§ Collected data
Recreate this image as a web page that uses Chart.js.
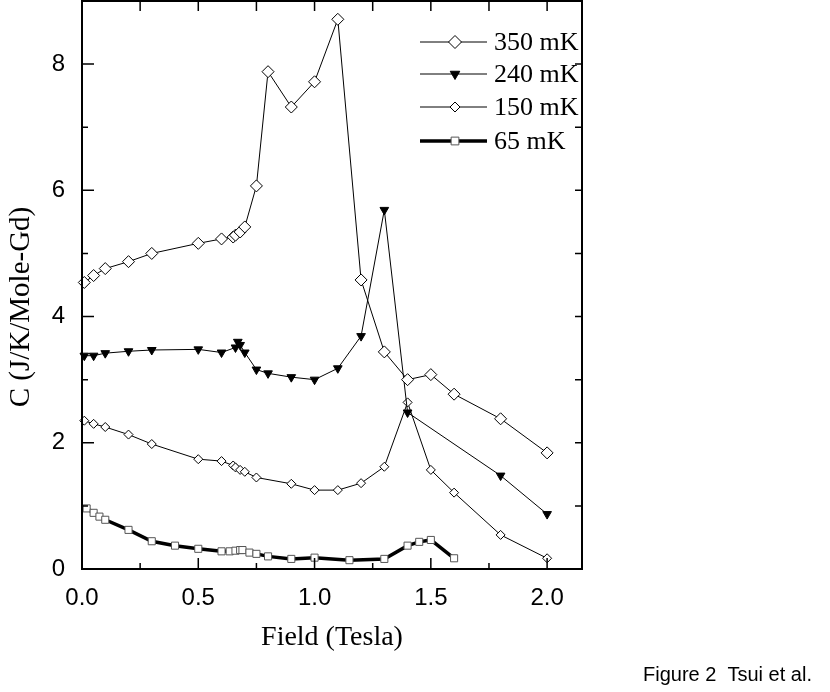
<!DOCTYPE html>
<html>
<head>
<meta charset="utf-8">
<script src="https://cdn.jsdelivr.net/npm/chart.js@4.4.1/dist/chart.umd.min.js"></script>
<style>
  body { margin: 0; background: #fff; }
  canvas { display: block; }
</style>
</head>
<body>
<canvas id="heatChart" width="830" height="692"></canvas>
<script>
// values (field in Tesla, C in J/K/Mole-Gd)
const field350 = [0.01, 0.05, 0.1, 0.2, 0.3, 0.5, 0.6, 0.65, 0.66, 0.68, 0.7, 0.75, 0.8, 0.9, 1.0, 1.1, 1.2, 1.3, 1.4, 1.5, 1.6, 1.8, 2.0];
const c350 = [4.54, 4.65, 4.76, 4.87, 5.0, 5.16, 5.23, 5.26, 5.29, 5.34, 5.42, 6.07, 7.88, 7.32, 7.72, 8.71, 4.58, 3.44, 3.0, 3.08, 2.77, 2.38, 1.84];

const field240 = [0.01, 0.05, 0.1, 0.2, 0.3, 0.5, 0.6, 0.66, 0.67, 0.68, 0.7, 0.75, 0.8, 0.9, 1.0, 1.1, 1.2, 1.3, 1.4, 1.8, 2.0];
const c240 = [3.38, 3.38, 3.42, 3.45, 3.47, 3.48, 3.43, 3.51, 3.6, 3.55, 3.43, 3.16, 3.1, 3.04, 3.0, 3.18, 3.69, 5.69, 2.48, 1.48, 0.87];

const field150 = [0.01, 0.05, 0.1, 0.2, 0.3, 0.5, 0.6, 0.65, 0.66, 0.68, 0.7, 0.75, 0.9, 1.0, 1.1, 1.2, 1.3, 1.4, 1.5, 1.6, 1.8, 2.0];
const c150 = [2.35, 2.3, 2.25, 2.13, 1.98, 1.74, 1.71, 1.64, 1.61, 1.57, 1.54, 1.45, 1.35, 1.25, 1.25, 1.36, 1.62, 2.64, 1.57, 1.21, 0.54, 0.17];

const field65 = [0.02, 0.05, 0.075, 0.1, 0.2, 0.3, 0.4, 0.5, 0.6, 0.635, 0.66, 0.68, 0.69, 0.72, 0.75, 0.8, 0.9, 1.0, 1.15, 1.3, 1.4, 1.45, 1.5, 1.6];
const c65 = [0.96, 0.89, 0.83, 0.78, 0.62, 0.44, 0.37, 0.32, 0.28, 0.28, 0.29, 0.3, 0.3, 0.26, 0.24, 0.2, 0.16, 0.18, 0.14, 0.16, 0.37, 0.43, 0.46, 0.17];

const seriesNames = ['350 mK', '240 mK', '150 mK', '65 mK'];
const xTickValues = [0, 0.25, 0.5, 0.75, 1.0, 1.25, 1.5, 1.75, 2.0];
const yTickValues = [0, 1, 2, 3, 4, 5, 6, 7, 8, 9];

function toPoints(xs, ys) {
    return xs.map((x, i) => ({ x: x, y: ys[i] }));
}

const datasets = [
    {
        label: seriesNames[0], data: toPoints(field350, c350),
        borderColor: '#000', borderWidth: 1,
        pointStyle: 'rectRot', pointRadius: 6, pointBorderWidth: 1,
        pointBackgroundColor: '#fff', pointBorderColor: '#000'
    },
    {
        label: seriesNames[1], data: toPoints(field240, c240),
        borderColor: '#000', borderWidth: 1,
        pointStyle: 'triangle', pointRotation: 180, pointRadius: 5, pointBorderWidth: 1,
        pointBackgroundColor: '#000', pointBorderColor: '#000'
    },
    {
        label: seriesNames[2], data: toPoints(field150, c150),
        borderColor: '#000', borderWidth: 1,
        pointStyle: 'rectRot', pointRadius: 4.5, pointBorderWidth: 1,
        pointBackgroundColor: '#fff', pointBorderColor: '#000'
    },
    {
        label: seriesNames[3], data: toPoints(field65, c65),
        borderColor: '#000', borderWidth: 3.5,
        pointStyle: 'rect', pointRadius: 5, pointBorderWidth: 1,
        pointBackgroundColor: '#fff', pointBorderColor: '#555'
    }
];

// box frame, inward ticks, legend and the extra labels
const decorations = {
    id: 'decorations',
    afterDatasetsDraw(chart) {
        const { ctx, chartArea: a, scales: { x, y } } = chart;
        ctx.save();
        ctx.strokeStyle = '#000';
        ctx.lineWidth = 2;
        ctx.strokeRect(a.left, a.top, a.right - a.left, a.bottom - a.top);

        ctx.lineWidth = 1.5;
        ctx.beginPath();
        xTickValues.forEach(v => {
            const px = x.getPixelForValue(v);
            const major = Math.abs(v * 2 - Math.round(v * 2)) < 1e-6;
            ctx.moveTo(px, a.bottom);
            ctx.lineTo(px, a.bottom - (major ? 11 : 6));
            ctx.moveTo(px, a.top);
            ctx.lineTo(px, a.top + 10);
        });
        yTickValues.forEach(v => {
            const py = y.getPixelForValue(v);
            ctx.moveTo(a.left, py);
            ctx.lineTo(a.left + (v % 2 === 0 ? 12 : 6), py);
            ctx.moveTo(a.right, py);
            ctx.lineTo(a.right - 7, py);
        });
        ctx.stroke();

        // legend: line, marker, name
        const rows = [42, 74, 107, 141];
        chart.data.datasets.forEach((ds, i) => {
            const ly = rows[i];
            ctx.strokeStyle = '#000';
            ctx.lineWidth = ds.borderWidth;
            ctx.beginPath();
            ctx.moveTo(420, ly);
            ctx.lineTo(487, ly);
            ctx.stroke();
            ctx.fillStyle = ds.pointBackgroundColor;
            ctx.strokeStyle = ds.pointBorderColor;
            ctx.lineWidth = ds.pointBorderWidth;
            Chart.helpers.drawPoint(ctx, {
                pointStyle: ds.pointStyle,
                rotation: ds.pointRotation || 0,
                radius: ds.pointRadius + 0.5,
                borderWidth: ds.pointBorderWidth
            }, 455, ly);
            ctx.fillStyle = '#000';
            ctx.font = '26px "Liberation Serif"';
            ctx.textAlign = 'left';
            ctx.textBaseline = 'middle';
            ctx.fillText(ds.label, 494, ly + 1);
        });

        ctx.fillStyle = '#000';
        ctx.font = '28px "Liberation Serif"';
        ctx.textAlign = 'center';
        ctx.textBaseline = 'alphabetic';
        ctx.fillText('Field (Tesla)', (a.left + a.right) / 2, 645);

        ctx.save();
        ctx.translate(21, 307);
        ctx.rotate(-Math.PI / 2);
        ctx.textBaseline = 'middle';
        ctx.font = '29px "Liberation Serif"';
        ctx.fillText('C (J/K/Mole-Gd)', 0, 0);
        ctx.restore();

        ctx.font = '20px "Liberation Sans"';
        ctx.textAlign = 'left';
        ctx.fillText('Figure 2  Tsui et al.', 643, 681);
        ctx.restore();
    }
};

const chart = new Chart(document.getElementById('heatChart').getContext('2d'), {
    type: 'scatter',
    data: { datasets: datasets.map(d => Object.assign({ showLine: true, tension: 0, clip: false }, d)) },
    options: {
        responsive: false,
        animation: false,
        layout: { autoPadding: false, padding: { left: 0, top: 1, right: 248, bottom: 0 } },
        plugins: {
            legend: { display: false },
            tooltip: { enabled: false }
        },
        scales: {
            x: {
                type: 'linear',
                min: 0,
                max: 2.15,
                grid: { display: false },
                border: { display: false },
                ticks: {
                    stepSize: 0.5,
                    includeBounds: false,
                    padding: 7,
                    color: '#000',
                    font: { family: 'Liberation Sans', size: 24 },
                    callback: v => v.toFixed(1)
                },
                afterFit: scale => {
                    scale.height = 123;
                    scale.paddingLeft = 0;
                    scale.paddingRight = 0;
                }
            },
            y: {
                min: 0,
                max: 9,
                grid: { display: false },
                border: { display: false },
                ticks: {
                    stepSize: 2,
                    includeBounds: false,
                    padding: 9,
                    color: '#000',
                    font: { family: 'Liberation Sans', size: 24 }
                },
                afterFit: scale => {
                    scale.width = 82;
                    scale.paddingTop = 0;
                    scale.paddingBottom = 0;
                }
            }
        }
    },
    plugins: [decorations]
});
</script>
</body>
</html>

§ What is needed
Return the material line for line, from its beginning to the line that contains "2.48, 1.48, 0.87];", with the pictures left out.

§ Answer to the task
Recreate this image as a web page that uses Chart.js.
<!DOCTYPE html>
<html>
<head>
<meta charset="utf-8">
<script src="https://cdn.jsdelivr.net/npm/chart.js@4.4.1/dist/chart.umd.min.js"></script>
<style>
  body { margin: 0; background: #fff; }
  canvas { display: block; }
</style>
</head>
<body>
<canvas id="heatChart" width="830" height="692"></canvas>
<script>
// values (field in Tesla, C in J/K/Mole-Gd)
const field350 = [0.01, 0.05, 0.1, 0.2, 0.3, 0.5, 0.6, 0.65, 0.66, 0.68, 0.7, 0.75, 0.8, 0.9, 1.0, 1.1, 1.2, 1.3, 1.4, 1.5, 1.6, 1.8, 2.0];
const c350 = [4.54, 4.65, 4.76, 4.87, 5.0, 5.16, 5.23, 5.26, 5.29, 5.34, 5.42, 6.07, 7.88, 7.32, 7.72, 8.71, 4.58, 3.44, 3.0, 3.08, 2.77, 2.38, 1.84];

const field240 = [0.01, 0.05, 0.1, 0.2, 0.3, 0.5, 0.6, 0.66, 0.67, 0.68, 0.7, 0.75, 0.8, 0.9, 1.0, 1.1, 1.2, 1.3, 1.4, 1.8, 2.0];
const c240 = [3.38, 3.38, 3.42, 3.45, 3.47, 3.48, 3.43, 3.51, 3.6, 3.55, 3.43, 3.16, 3.1, 3.04, 3.0, 3.18, 3.69, 5.69, 2.48, 1.48, 0.87];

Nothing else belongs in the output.